Similarly, from twenty years earlier, I can recall the global "big bang" of the Stockholm Conference on the Environment (1972). That one inspired me, a freshwater ecologist, to live in Libya for five years doing freshwater natural history (in addition to university zoology and fisheries work among wonderful people). Now we find that some of the business and politics of the CBD has been undermining important aspects of its key stated intention - to preserve nature. Certainly, necessary support for taxonomy and in-depth conservation has waned beteen 1992 and today; BioLists should help the recovery.

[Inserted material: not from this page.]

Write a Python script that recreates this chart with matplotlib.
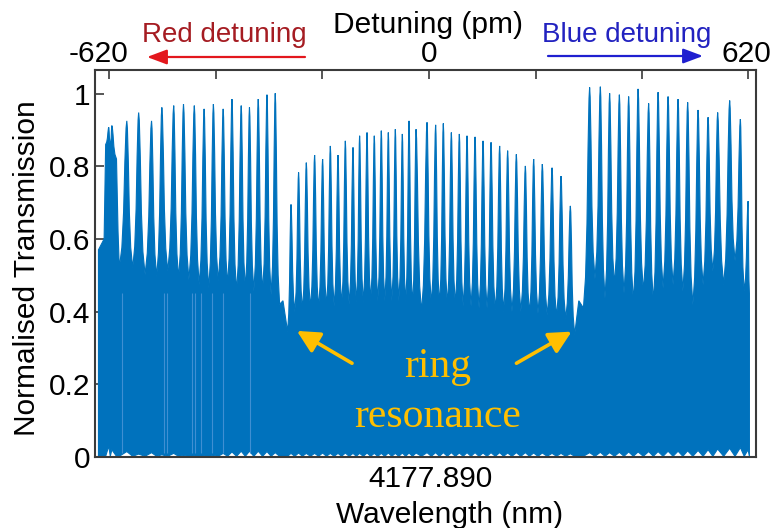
import numpy as np
import matplotlib
matplotlib.use("Agg")
import matplotlib.pyplot as plt
from matplotlib.transforms import blended_transform_factory, offset_copy

plt.rcParams['font.family'] = ['Liberation Sans', 'DejaVu Sans']

# ---- fringe data (detuning in pm, normalised transmission) ----
# red-detuned side
red_pm = [-621, -615, -586, -563, -538, -518, -495, -476, -455, -436,
          -418, -399, -382, -364, -348, -331, -314, -298]
red_max = [0.907, 0.912, 0.925, 0.948, 0.925, 0.962, 0.967, 0.971, 0.967, 0.958,
           0.971, 0.958, 0.985, 0.967, 0.962, 0.985, 0.997, 1.001]
red_gap = [0.86, 0.52, 0.52, 0.502, 0.497, 0.511, 0.492, 0.488, 0.474,
           0.465, 0.484, 0.474, 0.456, 0.465, 0.456, 0.456, 0.446]
red_floor = [0.03, 0.02, 0.015, 0.008, 0.012, 0.006, 0.01, 0.004, 0.003,
             0.003, 0.004, 0.01, 0.014, 0.016, 0.016, 0.016, 0.015, 0.012]

# inside the ring resonance
ring_pm = [-267.4, -252.7, -237.7, -221.6, -206.1, -191.1, -176.2, -162.0, -147.1,
           -134.3, -119.9, -105.8, -92.2, -78.6, -65.0, -51.4, -38.4, -24.8,
           -3.5, 13.2, 28.1, 43.7, 59.2, 74.1, 89.7, 105.2, 120.7, 137.4,
           152.9, 169.8, 187.3, 203.4, 220.2, 239.1, 256.5, 274.6]
ring_max = [0.695, 0.783, 0.810, 0.831, 0.820, 0.856, 0.831, 0.870, 0.852,
            0.884, 0.893, 0.884, 0.898, 0.893, 0.902, 0.889, 0.925, 0.902,
            0.921, 0.914, 0.918, 0.893, 0.889, 0.884, 0.881, 0.870, 0.866,
            0.856, 0.843, 0.833, 0.801, 0.820, 0.806, 0.796, 0.773, 0.691]
ring_gap = [0.40, 0.405, 0.41, 0.41, 0.415, 0.415, 0.42, 0.42, 0.425, 0.425,
            0.43, 0.43, 0.43, 0.43, 0.43, 0.425, 0.42, 0.40, 0.42, 0.42,
            0.42, 0.42, 0.415, 0.415, 0.41, 0.41, 0.405, 0.40, 0.40, 0.40,
            0.395, 0.395, 0.39, 0.385, 0.38]
ring_floor = [0.010, 0.011, 0.010, 0.010, 0.011, 0.010, 0.010, 0.011, 0.010,
              0.010, 0.011, 0.010, 0.010, 0.011, 0.010, 0.011, 0.011, 0.011,
              0.012, 0.012, 0.012, 0.012, 0.011, 0.012, 0.012, 0.011, 0.012,
              0.012, 0.011, 0.012, 0.012, 0.011, 0.011, 0.010, 0.010, 0.009]

# blue-detuned side
blue_pm = [312.0, 332.8, 350.8, 369.7, 387.7, 406.0, 426.5, 444.8, 464.2,
           483.6, 502.2, 522.4, 541.8, 560.4, 583.7, 604.5, 619.4]
blue_max = [1.017, 1.019, 1.001, 0.997, 0.992, 1.013, 0.973, 1.004, 0.992,
            0.985, 0.976, 0.955, 0.935, 0.948, 0.981, 0.930, 0.704]
blue_gap = [0.49, 0.437, 0.474, 0.451, 0.428, 0.456, 0.428, 0.465,
            0.474, 0.456, 0.419, 0.474, 0.511, 0.474, 0.54, 0.456]
blue_floor = [0.012, 0.013, 0.012, 0.013, 0.014, 0.014, 0.015, 0.015, 0.016,
              0.016, 0.017, 0.018, 0.020, 0.022, 0.024, 0.026, 0.020]

# scan edges and the two ring-resonance dips
edge_pm = [-641, -630, -627, -606, -603, -289.5, -283, -274, 283, 291, 300, 622]
edge_level = [0.57, 0.60, 0.86, 0.82, 0.62, 0.42, 0.43, 0.345, 0.337, 0.43, 0.41, 0.45]

# sparse, lighter traces on the red side
streak_pm = [-595, -513, -508, -460, -454, -442, -421, -399, -347]

BLUE = '#0072bd'
ORANGE = '#ffbf00'

# fringe profile: (fraction of distance to neighbour, fraction of height)
PROFILE = [(0.66, 0.14), (0.43, 0.38), (0.26, 0.72), (0.10, 0.95)]

events = []
for pm, mx, gp, fl in [(red_pm, red_max, red_gap, red_floor),
                       (ring_pm, ring_max, ring_gap, ring_floor),
                       (blue_pm, blue_max, blue_gap, blue_floor)]:
    for c, h, f in zip(pm, mx, fl):
        events.append((c, h, f, True))
    for i, g in enumerate(gp):
        events.append(((pm[i] + pm[i + 1]) / 2, g, 0.002, False))
for x, lv in zip(edge_pm, edge_level):
    events.append((x, lv, 0.002, False))
events.sort(key=lambda e: e[0])

ux, uy, lx, ly = [], [], [], []
for k, (x, lv, fl, is_peak) in enumerate(events):
    lx.append(x)
    ly.append(fl)
    if not is_peak:
        ux.append(x)
        uy.append(lv)
        continue
    xl, tl = events[k - 1][0], events[k - 1][1]
    xr, tr = events[k + 1][0], events[k + 1][1]
    for fx, fh in PROFILE:
        ux.append(x - fx * (x - xl))
        uy.append(tl + fh * (lv - tl))
    ux.append(x)
    uy.append(lv)
    for fx, fh in PROFILE[::-1]:
        ux.append(x + fx * (xr - x))
        uy.append(tr + fh * (lv - tr))

fig = plt.figure(figsize=(7.74, 5.28), dpi=100)
ax = fig.add_axes([95 / 774, 1 - 457 / 528, 661 / 774, 387 / 528])

poly_x = np.r_[ux, lx[::-1]]
poly_y = np.r_[uy, ly[::-1]]
ax.fill(poly_x, poly_y, color=BLUE, lw=0.8, ec=BLUE, zorder=2)
ax.vlines(streak_pm, 0.012, 0.45, color='#3f8fd2', lw=0.8, zorder=3)

ax.set_xlim(-647.7, 634.8)
ax.set_ylim(0, 1.065)

for sp in ax.spines.values():
    sp.set_color('#3a3a3a')
    sp.set_linewidth(1.5)

FS = 21.5
ax.set_yticks([0, 0.2, 0.4, 0.6, 0.8, 1.0])
ax.set_yticklabels(['0', '0.2', '0.4', '0.6', '0.8', '1'])
ax.tick_params(axis='y', direction='in', length=6.5, width=1.2, color='#3a3a3a',
               labelsize=FS, pad=3.5, right=False)
ax.set_xticks([-16])
ax.set_xticklabels([''])
ax.tick_params(axis='x', direction='in', length=6.5, width=1.2, color='#3a3a3a')

top = ax.secondary_xaxis('top')
top.set_xticks([-620, -413, -207, 0, 207, 413, 620])
top.set_xticklabels([''] * 7)
top.tick_params(direction='in', length=6.5, width=1.2, color='#3a3a3a')
top.spines['top'].set_visible(False)

trans = blended_transform_factory(ax.transData, fig.transFigure)
base_top = 1 - 62 / 528
for pos, lab, dx in [(-620, '-620', -11), (0, '0', 0), (620, '620', -2)]:
    ax.text(pos, base_top, lab, fontsize=FS, ha='center', va='baseline',
            transform=offset_copy(trans, fig=fig, x=dx, y=0, units='dots'))

ax.text(4, 1 - 487 / 528, '4177.890', fontsize=FS, ha='center', va='baseline',
        transform=trans)
fig.text(450 / 774, 1 - 523 / 528, 'Wavelength (nm)', fontsize=FS,
         ha='center', va='baseline')
fig.text(428 / 774, 1 - 33 / 528, 'Detuning (pm)', fontsize=FS,
         ha='center', va='baseline')
fig.text(27 / 774, 1 - 268 / 528, 'Normalised Transmission', fontsize=FS,
         rotation=90, ha='center', va='center')

fig.text(224 / 774, 1 - 42 / 528, 'Red detuning', fontsize=20, color='#a51c22',
         ha='center', va='baseline')
fig.text(627 / 774, 1 - 42 / 528, 'Blue detuning', fontsize=20, color='#2222c0',
         ha='center', va='baseline')
fig.add_artist(matplotlib.patches.FancyArrowPatch(
    (305 / 774, 1 - 57 / 528), (147 / 774, 1 - 57 / 528),
    transform=fig.transFigure, arrowstyle='-|>,head_length=0.8,head_width=0.3',
    mutation_scale=15, lw=1.6, color='#e3171d', shrinkA=0, shrinkB=0))
fig.add_artist(matplotlib.patches.FancyArrowPatch(
    (548 / 774, 1 - 56 / 528), (703 / 774, 1 - 56 / 528),
    transform=fig.transFigure, arrowstyle='-|>,head_length=0.8,head_width=0.3',
    mutation_scale=15, lw=1.6, color='#1f1fd0', shrinkA=0, shrinkB=0))

# ring-resonance labels
ax.text(16.5, 1 - 377 / 528, 'ring', fontsize=30, color=ORANGE,
        family='Liberation Serif', ha='center', va='baseline',
        transform=trans, zorder=5)
ax.text(17.5, 1 - 427 / 528, 'resonance', fontsize=30, color=ORANGE,
        family='Liberation Serif', ha='center', va='baseline',
        transform=trans, zorder=5)
for tail, head in [((-149, 0.258), (-256, 0.347)), ((170, 0.258), (277, 0.345))]:
    ax.annotate('', xy=head, xytext=tail,
                arrowprops=dict(arrowstyle='-|>,head_length=0.75,head_width=0.38',
                                mutation_scale=18, lw=2.6, color=ORANGE,
                                shrinkA=0, shrinkB=0), zorder=5)

fig.savefig('out.png', dpi=100)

Perhaps this CBD exposee could become good news to boost the Vital Sciences if, as a consequence of this about face, remedies are put in place to help counteract the damage done to the standing of taxonomy and conservation. Then, great efforts might be made to rehabilitate habitats and prevent further damage to nature. First, to shift the scientific culture closer to nature, I would recommend quickly training eager students who have been raised in poor (not impoverished) families in, for example, remote villages - or anywhere where nature still triumphs over affluence. Another fail-safe way, time permitting, would be to give back academic freedom (no bureaucrats in the way) in exchange for a new breed of vital scientists accepting high levels of responsibilities as they aim for spectacular achievements.

And here's a tool they might use to achieve results far beyond today's expectations - BioLists. I declare an intellectual interest in the design and development of the BioLists System free from any academic, bureaucratic or monetary influences over three decades. This was the only possible way to go against the hidden high-level trend.